Tuesday, April 10, 2007

Woman's Role in Korean Workplace Grows

"White Collar" women in the Korean workplace continues to increase. My work with Korean firms confirms this even in companies where women once only served as admin assiatants.

A Korea Times article notes,

Korean women are increasingly playing a significant role in the corporate world as more companies hire women amid rising female participation in economic activities.

According to the Financial Supervisory Service (FSS) Tuesday, the number of female workers employed by 69 listed firms affiliated with the country’s 10 largest business groups totaled 80,129 as of the end of last year, up 47.6 percent from 54,274 four years ago. In comparison, the number of male employees increased 18.2 percent to 344,746 over the same period.

Female workers accounted for 18.8 percent of the total 425,863 employees last year, up from 15.7 percent from 2002.

An increasing number of women choose work over marriage and also a large number of married women continue to work even after having a family. Many female workers excel at what they do and an increasing number of women are getting jobs with bigger paychecks in the corporate sector, an FSS official said.
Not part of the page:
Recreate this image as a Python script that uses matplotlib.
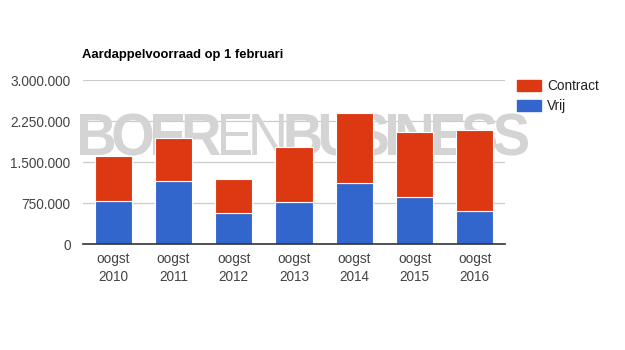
import matplotlib.pyplot as plt
import matplotlib.patches as mpatches
from matplotlib.textpath import TextPath, text_to_path
from matplotlib.font_manager import FontProperties
from matplotlib.transforms import Affine2D

# data
jaren = ['oogst\n2010', 'oogst\n2011', 'oogst\n2012', 'oogst\n2013',
         'oogst\n2014', 'oogst\n2015', 'oogst\n2016']
vrij = [782000, 1149000, 562000, 764000, 1112000, 856000, 599000]
contract = [836000, 794000, 635000, 1019000, 1294000, 1202000, 1496000]
y_ticks = [0, 750000, 1500000, 2250000, 3000000]

rood = '#dc3912'
blauw = '#3366cc'

plt.rcParams['font.family'] = ['Liberation Sans', 'DejaVu Sans']

fig = plt.figure(figsize=(6.25, 3.5), dpi=100)
ax = fig.add_axes([83 / 625, 1 - 244 / 350, 422 / 625, (244 - 80.3) / 350])

x = range(len(jaren))
ax.bar(x, vrij, width=0.615, color=blauw, edgecolor='white', linewidth=0.8, zorder=3)
ax.bar(x, contract, bottom=vrij, width=0.615, color=rood, edgecolor='white',
       linewidth=0.8, zorder=3)

ax.set_xlim(-0.5, len(jaren) - 0.5)
ax.set_ylim(0, 3000000)
ax.set_yticks(y_ticks)
ax.set_yticklabels(['{:,}'.format(v).replace(',', '.') for v in y_ticks])
ax.set_xticks(list(x))
ax.set_xticklabels(jaren, linespacing=1.3)
ax.tick_params(length=0, labelsize=9.8, colors='#444444')
ax.tick_params(axis='y', pad=9)
ax.tick_params(axis='x', pad=6)
ax.grid(axis='y', color='#cccccc', linewidth=0.9, zorder=0)
for s in ['top', 'right', 'left']:
    ax.spines[s].set_visible(False)
ax.spines['bottom'].set_color('#333333')
ax.spines['bottom'].set_linewidth(1.2)
ax.spines['bottom'].set_zorder(4)

# watermark "BOERENBUSINESS" achter de staven, letters dicht op elkaar
wm_kleur = '#d4d4d4'
vet = FontProperties(family='Liberation Sans', weight='bold', size=100)
dun = FontProperties(family='Liberation Sans', weight='normal', size=100)
letters = [(c, vet) for c in 'BOER'] + [(c, dun) for c in 'EN'] + [(c, vet) for c in 'BUSINESS']
paden = []
pos = 0
for c, prop in letters:
    paden.append(TextPath((pos, 0), c, prop=prop))
    pos += text_to_path.get_text_width_height_descent(c, prop, ismath=False)[0] - 10
xmin = paden[0].get_extents().xmin
xmax = paden[-1].get_extents().xmax
cap = TextPath((0, 0), 'B', prop=vet).get_extents().ymax
wm_trans = (Affine2D().translate(-xmin, 0)
            .scale(448 / (xmax - xmin), 41 / cap).translate(80, 350 - 155))
for p in paden:
    ax.add_patch(mpatches.PathPatch(p, transform=wm_trans, facecolor=wm_kleur,
                                    edgecolor='none', zorder=2, clip_on=False))

fig.text(82 / 625, 1 - 55 / 350, 'Aardappelvoorraad op 1 februari', fontsize=9.4,
         fontweight='bold', color='black', va='center')

handles = [mpatches.Patch(color=rood, label='Contract'),
           mpatches.Patch(color=blauw, label='Vrij')]
fig.legend(handles=handles, loc='upper left', bbox_to_anchor=(517 / 625, 1 - 79 / 350),
           frameon=False, fontsize=9.8, handlelength=1.75, handleheight=0.9,
           labelspacing=0.45, handletextpad=0.45, borderpad=0, borderaxespad=0,
           labelcolor='#222222')

fig.savefig('out.png', dpi=100)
He said the number will continue to rise in the future amid the rising education level of women and the changing social perception about working women.
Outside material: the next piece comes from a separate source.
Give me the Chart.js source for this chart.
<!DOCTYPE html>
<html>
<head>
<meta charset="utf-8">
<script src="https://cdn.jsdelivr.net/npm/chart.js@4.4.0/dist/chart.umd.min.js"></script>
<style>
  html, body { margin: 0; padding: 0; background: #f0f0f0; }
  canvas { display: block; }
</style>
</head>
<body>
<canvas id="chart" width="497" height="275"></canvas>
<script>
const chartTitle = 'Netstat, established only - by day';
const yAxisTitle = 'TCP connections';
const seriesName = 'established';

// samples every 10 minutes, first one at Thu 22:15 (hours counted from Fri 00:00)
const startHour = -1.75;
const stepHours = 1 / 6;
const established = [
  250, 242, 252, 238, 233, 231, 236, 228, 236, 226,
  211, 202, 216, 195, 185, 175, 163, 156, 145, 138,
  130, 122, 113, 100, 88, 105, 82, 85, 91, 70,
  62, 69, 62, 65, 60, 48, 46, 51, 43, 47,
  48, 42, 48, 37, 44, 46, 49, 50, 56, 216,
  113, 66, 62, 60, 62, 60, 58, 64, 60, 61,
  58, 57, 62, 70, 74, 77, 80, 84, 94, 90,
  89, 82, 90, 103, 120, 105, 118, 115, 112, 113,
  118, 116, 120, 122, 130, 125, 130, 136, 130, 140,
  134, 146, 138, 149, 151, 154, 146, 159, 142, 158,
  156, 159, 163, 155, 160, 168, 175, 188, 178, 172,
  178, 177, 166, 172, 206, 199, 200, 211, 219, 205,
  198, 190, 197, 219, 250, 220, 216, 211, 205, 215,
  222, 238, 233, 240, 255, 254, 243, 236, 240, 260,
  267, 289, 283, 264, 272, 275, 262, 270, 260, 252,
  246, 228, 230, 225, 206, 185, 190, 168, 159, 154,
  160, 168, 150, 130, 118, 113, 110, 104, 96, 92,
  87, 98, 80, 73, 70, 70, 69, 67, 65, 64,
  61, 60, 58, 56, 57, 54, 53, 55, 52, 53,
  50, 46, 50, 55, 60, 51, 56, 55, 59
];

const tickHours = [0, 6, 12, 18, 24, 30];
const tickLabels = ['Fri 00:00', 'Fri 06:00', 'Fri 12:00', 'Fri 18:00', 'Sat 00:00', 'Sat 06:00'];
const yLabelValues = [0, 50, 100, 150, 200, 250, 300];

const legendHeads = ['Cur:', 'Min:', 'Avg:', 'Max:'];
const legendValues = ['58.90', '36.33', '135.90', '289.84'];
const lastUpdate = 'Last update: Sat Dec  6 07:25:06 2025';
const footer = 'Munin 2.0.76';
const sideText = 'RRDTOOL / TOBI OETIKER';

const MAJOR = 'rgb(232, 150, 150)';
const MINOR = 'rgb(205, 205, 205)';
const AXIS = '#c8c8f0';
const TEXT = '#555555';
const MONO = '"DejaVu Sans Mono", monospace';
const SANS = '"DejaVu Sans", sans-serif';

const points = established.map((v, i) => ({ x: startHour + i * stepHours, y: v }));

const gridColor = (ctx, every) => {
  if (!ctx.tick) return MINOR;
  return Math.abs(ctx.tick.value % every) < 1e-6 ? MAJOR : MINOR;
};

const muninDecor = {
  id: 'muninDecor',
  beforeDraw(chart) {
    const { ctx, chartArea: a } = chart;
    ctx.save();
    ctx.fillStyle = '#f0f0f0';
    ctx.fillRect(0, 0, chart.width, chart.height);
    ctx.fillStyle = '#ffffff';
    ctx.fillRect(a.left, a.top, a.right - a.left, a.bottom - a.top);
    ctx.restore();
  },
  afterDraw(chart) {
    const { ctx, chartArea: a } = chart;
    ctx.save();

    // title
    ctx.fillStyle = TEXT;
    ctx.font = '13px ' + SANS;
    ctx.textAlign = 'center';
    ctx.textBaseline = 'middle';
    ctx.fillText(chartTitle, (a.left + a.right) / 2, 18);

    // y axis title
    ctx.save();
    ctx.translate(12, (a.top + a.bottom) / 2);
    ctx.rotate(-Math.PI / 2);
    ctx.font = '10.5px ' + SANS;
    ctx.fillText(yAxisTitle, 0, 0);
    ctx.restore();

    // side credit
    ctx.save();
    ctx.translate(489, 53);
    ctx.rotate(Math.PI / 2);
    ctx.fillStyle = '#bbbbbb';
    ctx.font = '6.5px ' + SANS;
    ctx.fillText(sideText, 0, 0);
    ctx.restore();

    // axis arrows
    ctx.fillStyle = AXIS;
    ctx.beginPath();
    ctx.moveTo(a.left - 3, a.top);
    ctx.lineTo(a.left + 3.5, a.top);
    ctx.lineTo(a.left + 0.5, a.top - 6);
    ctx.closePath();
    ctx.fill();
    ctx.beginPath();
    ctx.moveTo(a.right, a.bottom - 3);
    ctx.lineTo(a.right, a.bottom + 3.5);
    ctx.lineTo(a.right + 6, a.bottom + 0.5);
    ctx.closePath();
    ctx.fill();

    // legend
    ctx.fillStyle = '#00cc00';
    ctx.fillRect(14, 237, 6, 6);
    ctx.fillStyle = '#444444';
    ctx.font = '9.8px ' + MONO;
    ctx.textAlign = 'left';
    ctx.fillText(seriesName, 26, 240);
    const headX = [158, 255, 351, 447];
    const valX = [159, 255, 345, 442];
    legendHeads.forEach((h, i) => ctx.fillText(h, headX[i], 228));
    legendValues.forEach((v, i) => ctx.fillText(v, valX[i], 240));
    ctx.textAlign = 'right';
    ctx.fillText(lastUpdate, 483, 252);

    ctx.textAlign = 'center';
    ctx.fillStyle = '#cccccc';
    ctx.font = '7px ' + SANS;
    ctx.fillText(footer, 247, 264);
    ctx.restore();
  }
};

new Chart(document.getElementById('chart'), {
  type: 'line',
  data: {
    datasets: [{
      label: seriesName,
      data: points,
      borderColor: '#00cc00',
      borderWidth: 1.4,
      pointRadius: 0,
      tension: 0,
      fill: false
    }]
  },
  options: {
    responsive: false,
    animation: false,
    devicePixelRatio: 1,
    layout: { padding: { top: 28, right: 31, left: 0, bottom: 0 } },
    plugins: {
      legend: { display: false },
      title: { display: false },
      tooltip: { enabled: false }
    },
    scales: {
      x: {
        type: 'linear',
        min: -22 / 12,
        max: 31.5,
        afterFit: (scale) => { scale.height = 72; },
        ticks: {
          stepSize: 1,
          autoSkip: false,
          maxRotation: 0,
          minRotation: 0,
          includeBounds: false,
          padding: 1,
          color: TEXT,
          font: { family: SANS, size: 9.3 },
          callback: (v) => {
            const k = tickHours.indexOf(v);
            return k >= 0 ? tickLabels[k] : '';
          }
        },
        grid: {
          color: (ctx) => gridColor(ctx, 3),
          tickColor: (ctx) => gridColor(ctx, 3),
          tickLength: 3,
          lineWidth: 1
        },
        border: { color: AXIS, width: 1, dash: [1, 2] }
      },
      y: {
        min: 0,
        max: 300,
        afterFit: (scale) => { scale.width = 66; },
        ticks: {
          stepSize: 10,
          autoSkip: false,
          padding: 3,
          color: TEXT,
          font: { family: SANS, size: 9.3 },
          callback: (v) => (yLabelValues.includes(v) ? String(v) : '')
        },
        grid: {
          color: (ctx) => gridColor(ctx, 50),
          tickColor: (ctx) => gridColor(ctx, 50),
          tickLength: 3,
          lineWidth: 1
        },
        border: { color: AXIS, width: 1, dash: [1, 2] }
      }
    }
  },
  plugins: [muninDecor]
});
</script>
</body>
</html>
Among conglomerates, Samsung Group was most active in hiring female workers as the country’s largest business group increased the number of its female force by some 100 percent to 43,300 from 21,544 during the four year period. The figure accounts for 30.6 percent of its total workforce, up from 24.1 percent.

LG Group and SK group also expanded their female workers by 64.2 percent and 19.9 percent, respectively. But GS Group and Hanwha Group reduced the number of women in their workforce by 69.3 percent and 19.6 percent, respectively.

Over the past few years, women have outpaced men in the tight job market, particularly in the public sector, as more women are getting a higher education and participating in economic activities.
According to the National Statistical Office (NSO), seven out of every 10 newly created so-called decent jobs, those in various professional, technical and public administration, went to women last year.

Of the newly created 222,000 jobs that usually command higher salaries and social status, women took 154,000, or 69.4 percent.